Your task
Nothing but the lines from the top of the data to the line holding "0.0012, 0.0006, 0.0003, 0.0001, 0, 0]" should be printed, word for word and both ends included; leave the pictures out.

Source data

** Begin **

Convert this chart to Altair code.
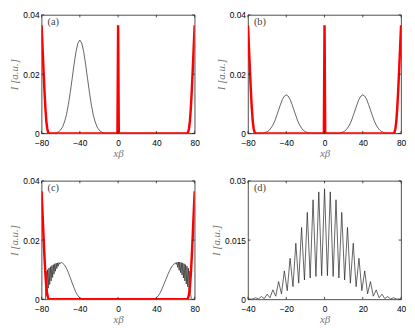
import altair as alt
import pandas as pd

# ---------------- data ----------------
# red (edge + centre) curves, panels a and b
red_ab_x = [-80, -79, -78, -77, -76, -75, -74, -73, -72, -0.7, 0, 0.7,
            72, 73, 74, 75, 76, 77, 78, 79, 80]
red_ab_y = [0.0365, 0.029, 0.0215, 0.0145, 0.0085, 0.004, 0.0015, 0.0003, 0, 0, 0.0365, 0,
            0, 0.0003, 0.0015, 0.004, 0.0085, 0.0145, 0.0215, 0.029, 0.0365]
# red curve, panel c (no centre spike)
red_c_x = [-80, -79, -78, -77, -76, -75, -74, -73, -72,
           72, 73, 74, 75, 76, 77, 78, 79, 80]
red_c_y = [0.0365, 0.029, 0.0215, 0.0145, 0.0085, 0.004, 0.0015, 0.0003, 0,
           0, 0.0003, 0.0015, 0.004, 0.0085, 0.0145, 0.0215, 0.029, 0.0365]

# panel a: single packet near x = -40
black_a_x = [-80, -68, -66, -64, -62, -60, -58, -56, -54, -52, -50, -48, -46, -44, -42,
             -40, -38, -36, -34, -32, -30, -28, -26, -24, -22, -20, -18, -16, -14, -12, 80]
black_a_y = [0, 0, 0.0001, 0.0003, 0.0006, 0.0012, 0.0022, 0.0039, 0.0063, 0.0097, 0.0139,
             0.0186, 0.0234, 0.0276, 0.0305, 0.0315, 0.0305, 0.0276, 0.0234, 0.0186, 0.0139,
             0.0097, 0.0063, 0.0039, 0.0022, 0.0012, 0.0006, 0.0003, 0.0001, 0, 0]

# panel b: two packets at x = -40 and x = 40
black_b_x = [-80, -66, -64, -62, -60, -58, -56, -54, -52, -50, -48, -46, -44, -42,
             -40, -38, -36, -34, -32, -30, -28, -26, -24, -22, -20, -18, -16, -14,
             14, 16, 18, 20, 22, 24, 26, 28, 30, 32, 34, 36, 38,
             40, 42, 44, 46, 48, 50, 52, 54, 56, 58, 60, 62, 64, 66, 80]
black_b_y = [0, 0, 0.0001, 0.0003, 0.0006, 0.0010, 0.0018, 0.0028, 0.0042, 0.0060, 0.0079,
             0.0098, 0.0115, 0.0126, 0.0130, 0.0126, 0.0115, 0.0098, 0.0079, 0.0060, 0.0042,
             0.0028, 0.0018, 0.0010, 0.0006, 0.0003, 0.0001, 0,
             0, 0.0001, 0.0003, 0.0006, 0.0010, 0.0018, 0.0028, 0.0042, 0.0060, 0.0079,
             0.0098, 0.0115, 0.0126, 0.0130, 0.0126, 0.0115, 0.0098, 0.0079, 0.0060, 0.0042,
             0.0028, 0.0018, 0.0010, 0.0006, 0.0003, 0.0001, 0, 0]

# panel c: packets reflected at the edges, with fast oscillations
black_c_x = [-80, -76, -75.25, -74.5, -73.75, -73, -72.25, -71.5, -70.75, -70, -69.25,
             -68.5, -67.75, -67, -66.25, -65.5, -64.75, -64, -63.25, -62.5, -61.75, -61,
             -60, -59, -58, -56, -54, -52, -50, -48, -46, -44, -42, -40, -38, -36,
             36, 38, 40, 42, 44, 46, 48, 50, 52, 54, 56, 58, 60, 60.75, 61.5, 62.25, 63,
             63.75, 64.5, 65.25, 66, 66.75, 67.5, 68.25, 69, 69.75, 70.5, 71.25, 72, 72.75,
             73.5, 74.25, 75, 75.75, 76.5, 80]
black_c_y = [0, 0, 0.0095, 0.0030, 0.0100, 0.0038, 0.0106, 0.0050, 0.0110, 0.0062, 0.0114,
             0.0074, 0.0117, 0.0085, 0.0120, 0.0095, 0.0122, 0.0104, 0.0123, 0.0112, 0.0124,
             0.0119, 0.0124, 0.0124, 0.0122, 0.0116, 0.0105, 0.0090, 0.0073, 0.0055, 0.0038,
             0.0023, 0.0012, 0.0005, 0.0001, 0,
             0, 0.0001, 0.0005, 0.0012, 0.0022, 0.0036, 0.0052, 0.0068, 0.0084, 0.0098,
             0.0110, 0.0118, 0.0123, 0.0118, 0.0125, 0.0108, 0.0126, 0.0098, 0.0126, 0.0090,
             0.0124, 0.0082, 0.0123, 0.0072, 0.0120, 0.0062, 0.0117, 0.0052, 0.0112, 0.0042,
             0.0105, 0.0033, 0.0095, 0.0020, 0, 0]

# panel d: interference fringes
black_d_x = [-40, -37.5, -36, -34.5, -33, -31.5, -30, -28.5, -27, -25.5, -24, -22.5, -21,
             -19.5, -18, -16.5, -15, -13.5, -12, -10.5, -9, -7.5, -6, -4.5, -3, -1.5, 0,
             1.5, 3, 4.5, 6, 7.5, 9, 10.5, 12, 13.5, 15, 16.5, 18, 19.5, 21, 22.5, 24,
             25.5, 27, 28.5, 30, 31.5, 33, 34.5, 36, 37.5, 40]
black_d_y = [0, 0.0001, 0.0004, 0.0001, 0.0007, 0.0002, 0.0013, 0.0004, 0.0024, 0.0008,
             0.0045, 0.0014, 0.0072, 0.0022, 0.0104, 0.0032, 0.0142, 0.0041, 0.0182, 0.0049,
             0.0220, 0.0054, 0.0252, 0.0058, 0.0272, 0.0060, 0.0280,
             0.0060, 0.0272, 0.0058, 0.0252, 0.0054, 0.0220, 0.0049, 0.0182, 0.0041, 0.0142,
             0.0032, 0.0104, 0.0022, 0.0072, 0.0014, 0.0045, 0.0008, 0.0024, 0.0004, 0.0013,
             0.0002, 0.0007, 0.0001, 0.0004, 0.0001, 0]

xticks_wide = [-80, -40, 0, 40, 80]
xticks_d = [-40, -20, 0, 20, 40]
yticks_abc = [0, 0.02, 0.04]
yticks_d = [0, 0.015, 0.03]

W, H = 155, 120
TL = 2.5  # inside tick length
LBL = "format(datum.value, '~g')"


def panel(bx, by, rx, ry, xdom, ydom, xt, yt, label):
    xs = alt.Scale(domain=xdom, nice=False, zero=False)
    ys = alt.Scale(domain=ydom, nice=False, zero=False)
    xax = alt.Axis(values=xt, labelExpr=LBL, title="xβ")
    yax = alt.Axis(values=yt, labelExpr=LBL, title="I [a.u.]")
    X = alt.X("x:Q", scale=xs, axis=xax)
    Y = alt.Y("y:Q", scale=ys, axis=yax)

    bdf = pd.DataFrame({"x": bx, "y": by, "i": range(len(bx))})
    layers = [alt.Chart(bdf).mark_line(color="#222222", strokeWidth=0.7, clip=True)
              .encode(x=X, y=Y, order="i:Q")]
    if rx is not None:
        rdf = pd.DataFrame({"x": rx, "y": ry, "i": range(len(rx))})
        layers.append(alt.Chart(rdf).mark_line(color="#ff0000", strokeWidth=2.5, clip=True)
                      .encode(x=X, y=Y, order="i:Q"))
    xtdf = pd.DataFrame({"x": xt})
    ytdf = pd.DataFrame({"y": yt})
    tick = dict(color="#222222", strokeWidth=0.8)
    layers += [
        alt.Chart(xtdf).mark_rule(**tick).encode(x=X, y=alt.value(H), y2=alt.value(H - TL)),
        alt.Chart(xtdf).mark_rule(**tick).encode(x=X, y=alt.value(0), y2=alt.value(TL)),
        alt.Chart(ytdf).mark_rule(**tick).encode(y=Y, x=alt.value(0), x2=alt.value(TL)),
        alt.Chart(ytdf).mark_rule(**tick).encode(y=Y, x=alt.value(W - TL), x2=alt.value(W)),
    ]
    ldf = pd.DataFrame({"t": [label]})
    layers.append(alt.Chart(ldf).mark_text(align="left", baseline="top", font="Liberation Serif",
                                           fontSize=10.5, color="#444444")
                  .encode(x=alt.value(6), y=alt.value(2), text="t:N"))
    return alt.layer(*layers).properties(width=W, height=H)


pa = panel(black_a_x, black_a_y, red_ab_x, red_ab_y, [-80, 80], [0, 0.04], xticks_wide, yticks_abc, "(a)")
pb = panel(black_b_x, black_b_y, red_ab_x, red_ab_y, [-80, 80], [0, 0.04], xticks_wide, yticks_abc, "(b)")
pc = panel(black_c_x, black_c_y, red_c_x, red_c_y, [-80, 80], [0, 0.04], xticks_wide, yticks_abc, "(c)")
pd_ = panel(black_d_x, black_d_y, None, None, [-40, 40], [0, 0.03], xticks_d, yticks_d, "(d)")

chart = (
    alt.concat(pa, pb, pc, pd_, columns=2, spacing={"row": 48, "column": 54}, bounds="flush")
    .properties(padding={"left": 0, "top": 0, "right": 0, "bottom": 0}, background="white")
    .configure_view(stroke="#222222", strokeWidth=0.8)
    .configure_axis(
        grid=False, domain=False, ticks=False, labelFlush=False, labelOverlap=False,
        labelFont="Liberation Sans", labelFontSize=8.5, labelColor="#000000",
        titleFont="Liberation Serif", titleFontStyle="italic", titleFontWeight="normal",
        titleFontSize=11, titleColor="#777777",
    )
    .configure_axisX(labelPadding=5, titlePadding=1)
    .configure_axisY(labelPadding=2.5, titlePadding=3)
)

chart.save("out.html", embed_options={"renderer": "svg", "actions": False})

** End **

Response to the exercise
Convert this chart to Altair code.
import altair as alt
import pandas as pd

# ---------------- data ----------------
# red (edge + centre) curves, panels a and b
red_ab_x = [-80, -79, -78, -77, -76, -75, -74, -73, -72, -0.7, 0, 0.7,
            72, 73, 74, 75, 76, 77, 78, 79, 80]
red_ab_y = [0.0365, 0.029, 0.0215, 0.0145, 0.0085, 0.004, 0.0015, 0.0003, 0, 0, 0.0365, 0,
            0, 0.0003, 0.0015, 0.004, 0.0085, 0.0145, 0.0215, 0.029, 0.0365]
# red curve, panel c (no centre spike)
red_c_x = [-80, -79, -78, -77, -76, -75, -74, -73, -72,
           72, 73, 74, 75, 76, 77, 78, 79, 80]
red_c_y = [0.0365, 0.029, 0.0215, 0.0145, 0.0085, 0.004, 0.0015, 0.0003, 0,
           0, 0.0003, 0.0015, 0.004, 0.0085, 0.0145, 0.0215, 0.029, 0.0365]

# panel a: single packet near x = -40
black_a_x = [-80, -68, -66, -64, -62, -60, -58, -56, -54, -52, -50, -48, -46, -44, -42,
             -40, -38, -36, -34, -32, -30, -28, -26, -24, -22, -20, -18, -16, -14, -12, 80]
black_a_y = [0, 0, 0.0001, 0.0003, 0.0006, 0.0012, 0.0022, 0.0039, 0.0063, 0.0097, 0.0139,
             0.0186, 0.0234, 0.0276, 0.0305, 0.0315, 0.0305, 0.0276, 0.0234, 0.0186, 0.0139,
             0.0097, 0.0063, 0.0039, 0.0022, 0.0012, 0.0006, 0.0003, 0.0001, 0, 0]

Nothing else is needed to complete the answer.